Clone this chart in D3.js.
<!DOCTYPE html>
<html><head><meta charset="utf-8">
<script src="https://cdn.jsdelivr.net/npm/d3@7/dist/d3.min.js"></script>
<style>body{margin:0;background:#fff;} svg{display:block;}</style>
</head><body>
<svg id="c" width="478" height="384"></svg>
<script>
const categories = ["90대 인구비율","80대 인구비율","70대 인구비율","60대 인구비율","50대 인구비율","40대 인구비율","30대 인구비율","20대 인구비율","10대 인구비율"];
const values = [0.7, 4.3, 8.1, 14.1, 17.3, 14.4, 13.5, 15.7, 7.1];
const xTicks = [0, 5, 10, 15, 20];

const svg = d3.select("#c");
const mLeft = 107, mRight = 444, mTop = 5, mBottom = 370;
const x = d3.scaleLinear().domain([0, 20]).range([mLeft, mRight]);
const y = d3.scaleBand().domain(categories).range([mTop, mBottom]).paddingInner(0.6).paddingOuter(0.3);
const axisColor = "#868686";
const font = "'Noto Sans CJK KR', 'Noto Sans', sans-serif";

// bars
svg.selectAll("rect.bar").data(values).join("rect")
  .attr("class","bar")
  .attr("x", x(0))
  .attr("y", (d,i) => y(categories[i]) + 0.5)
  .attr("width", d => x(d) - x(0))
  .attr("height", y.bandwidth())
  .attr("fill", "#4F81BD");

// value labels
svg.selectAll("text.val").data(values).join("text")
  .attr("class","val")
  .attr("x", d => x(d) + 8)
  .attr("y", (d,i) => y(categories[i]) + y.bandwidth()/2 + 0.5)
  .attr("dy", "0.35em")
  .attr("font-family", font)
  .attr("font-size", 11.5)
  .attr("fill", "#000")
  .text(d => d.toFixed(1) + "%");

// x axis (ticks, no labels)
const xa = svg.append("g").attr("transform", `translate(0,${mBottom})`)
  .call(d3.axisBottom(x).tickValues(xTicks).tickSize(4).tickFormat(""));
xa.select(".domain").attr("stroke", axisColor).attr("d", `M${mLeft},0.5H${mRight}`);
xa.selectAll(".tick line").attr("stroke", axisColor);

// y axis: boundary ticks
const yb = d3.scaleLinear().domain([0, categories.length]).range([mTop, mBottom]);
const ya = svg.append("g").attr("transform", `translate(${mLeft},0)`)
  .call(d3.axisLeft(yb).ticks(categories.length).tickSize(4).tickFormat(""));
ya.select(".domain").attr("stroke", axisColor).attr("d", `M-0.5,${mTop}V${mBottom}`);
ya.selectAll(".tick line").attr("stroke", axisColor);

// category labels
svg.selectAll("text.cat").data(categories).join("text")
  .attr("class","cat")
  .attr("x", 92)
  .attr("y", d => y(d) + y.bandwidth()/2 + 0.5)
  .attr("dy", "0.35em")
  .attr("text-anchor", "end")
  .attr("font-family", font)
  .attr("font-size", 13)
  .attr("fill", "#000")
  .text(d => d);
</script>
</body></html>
+++++
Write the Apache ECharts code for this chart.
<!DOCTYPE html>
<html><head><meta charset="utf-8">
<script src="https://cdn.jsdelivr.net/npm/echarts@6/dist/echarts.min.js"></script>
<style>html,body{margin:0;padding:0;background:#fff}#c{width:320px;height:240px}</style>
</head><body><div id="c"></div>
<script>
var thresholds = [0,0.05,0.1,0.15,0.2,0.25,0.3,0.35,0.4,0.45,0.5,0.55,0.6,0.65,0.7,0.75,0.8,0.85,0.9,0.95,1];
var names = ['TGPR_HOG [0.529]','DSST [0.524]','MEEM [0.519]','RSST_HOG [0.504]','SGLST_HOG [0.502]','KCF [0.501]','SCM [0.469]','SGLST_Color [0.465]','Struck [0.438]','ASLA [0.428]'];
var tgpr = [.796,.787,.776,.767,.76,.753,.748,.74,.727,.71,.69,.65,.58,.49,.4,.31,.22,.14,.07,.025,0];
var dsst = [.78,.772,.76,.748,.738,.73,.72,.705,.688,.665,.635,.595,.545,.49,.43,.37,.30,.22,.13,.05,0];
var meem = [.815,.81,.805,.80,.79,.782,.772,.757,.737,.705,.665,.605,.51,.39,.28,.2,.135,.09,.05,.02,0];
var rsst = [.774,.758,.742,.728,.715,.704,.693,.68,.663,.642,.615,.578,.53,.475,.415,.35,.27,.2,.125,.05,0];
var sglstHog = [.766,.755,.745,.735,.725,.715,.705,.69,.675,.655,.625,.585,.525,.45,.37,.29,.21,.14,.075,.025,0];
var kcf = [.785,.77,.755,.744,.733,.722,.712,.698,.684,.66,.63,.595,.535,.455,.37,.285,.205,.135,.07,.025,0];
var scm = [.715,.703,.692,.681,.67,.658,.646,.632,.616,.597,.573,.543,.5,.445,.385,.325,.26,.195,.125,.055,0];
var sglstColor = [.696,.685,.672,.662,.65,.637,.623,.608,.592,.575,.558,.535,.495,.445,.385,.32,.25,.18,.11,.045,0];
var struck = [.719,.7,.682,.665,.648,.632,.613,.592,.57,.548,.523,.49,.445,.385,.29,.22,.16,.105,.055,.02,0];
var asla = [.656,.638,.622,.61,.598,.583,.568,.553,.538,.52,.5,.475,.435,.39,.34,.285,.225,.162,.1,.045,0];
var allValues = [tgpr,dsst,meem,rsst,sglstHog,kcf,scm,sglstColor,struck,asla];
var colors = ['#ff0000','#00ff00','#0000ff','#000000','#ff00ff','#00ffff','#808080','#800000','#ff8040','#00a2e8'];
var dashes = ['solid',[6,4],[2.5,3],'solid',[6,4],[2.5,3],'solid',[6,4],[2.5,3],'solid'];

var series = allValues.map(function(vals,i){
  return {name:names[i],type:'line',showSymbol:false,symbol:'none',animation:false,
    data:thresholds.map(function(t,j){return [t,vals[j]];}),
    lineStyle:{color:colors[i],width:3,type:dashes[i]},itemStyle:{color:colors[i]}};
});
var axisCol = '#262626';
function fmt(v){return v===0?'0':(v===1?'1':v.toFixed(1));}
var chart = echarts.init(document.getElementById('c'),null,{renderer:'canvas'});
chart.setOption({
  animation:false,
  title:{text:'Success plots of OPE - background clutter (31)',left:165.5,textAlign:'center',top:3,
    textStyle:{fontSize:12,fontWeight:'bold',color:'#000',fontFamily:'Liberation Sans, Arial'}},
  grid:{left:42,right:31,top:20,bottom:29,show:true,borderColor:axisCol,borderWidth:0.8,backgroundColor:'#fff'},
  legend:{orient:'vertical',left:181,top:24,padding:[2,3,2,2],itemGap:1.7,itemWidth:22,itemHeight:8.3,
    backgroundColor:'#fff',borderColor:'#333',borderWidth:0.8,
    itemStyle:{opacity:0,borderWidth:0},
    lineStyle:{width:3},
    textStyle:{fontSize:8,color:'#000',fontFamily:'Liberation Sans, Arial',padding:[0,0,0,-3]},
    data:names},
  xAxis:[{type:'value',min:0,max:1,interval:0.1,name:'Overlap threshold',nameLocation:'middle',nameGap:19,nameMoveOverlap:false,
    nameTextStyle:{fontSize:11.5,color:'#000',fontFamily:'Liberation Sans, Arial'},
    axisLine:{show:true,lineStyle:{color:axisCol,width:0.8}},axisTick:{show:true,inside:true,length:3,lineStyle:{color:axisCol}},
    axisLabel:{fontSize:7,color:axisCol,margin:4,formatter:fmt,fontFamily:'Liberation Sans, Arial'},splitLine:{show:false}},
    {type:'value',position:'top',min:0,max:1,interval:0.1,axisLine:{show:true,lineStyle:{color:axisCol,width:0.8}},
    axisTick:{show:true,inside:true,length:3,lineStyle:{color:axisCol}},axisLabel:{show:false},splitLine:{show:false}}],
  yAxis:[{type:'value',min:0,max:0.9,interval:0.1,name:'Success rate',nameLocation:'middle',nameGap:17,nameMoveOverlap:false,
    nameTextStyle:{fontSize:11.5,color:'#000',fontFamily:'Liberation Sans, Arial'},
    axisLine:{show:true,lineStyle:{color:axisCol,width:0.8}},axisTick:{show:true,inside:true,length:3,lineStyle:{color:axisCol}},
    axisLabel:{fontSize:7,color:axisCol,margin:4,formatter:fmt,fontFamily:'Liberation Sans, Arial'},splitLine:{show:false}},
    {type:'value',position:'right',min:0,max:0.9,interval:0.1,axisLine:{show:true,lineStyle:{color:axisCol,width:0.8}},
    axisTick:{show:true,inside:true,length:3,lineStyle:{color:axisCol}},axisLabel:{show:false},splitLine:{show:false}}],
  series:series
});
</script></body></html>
+++++
▸ **Prompt**: Only the lines from the one holding "Clone this chart in D3.js." through the one holding "CJK KR', 'Noto" are wanted; retype them exactly.

▸ **Full output**:
Clone this chart in D3.js.
<!DOCTYPE html>
<html><head><meta charset="utf-8">
<script src="https://cdn.jsdelivr.net/npm/d3@7/dist/d3.min.js"></script>
<style>body{margin:0;background:#fff;} svg{display:block;}</style>
</head><body>
<svg id="c" width="478" height="384"></svg>
<script>
const categories = ["90대 인구비율","80대 인구비율","70대 인구비율","60대 인구비율","50대 인구비율","40대 인구비율","30대 인구비율","20대 인구비율","10대 인구비율"];
const values = [0.7, 4.3, 8.1, 14.1, 17.3, 14.4, 13.5, 15.7, 7.1];
const xTicks = [0, 5, 10, 15, 20];

const svg = d3.select("#c");
const mLeft = 107, mRight = 444, mTop = 5, mBottom = 370;
const x = d3.scaleLinear().domain([0, 20]).range([mLeft, mRight]);
const y = d3.scaleBand().domain(categories).range([mTop, mBottom]).paddingInner(0.6).paddingOuter(0.3);
const axisColor = "#868686";
const font = "'Noto Sans CJK KR', 'Noto Sans', sans-serif";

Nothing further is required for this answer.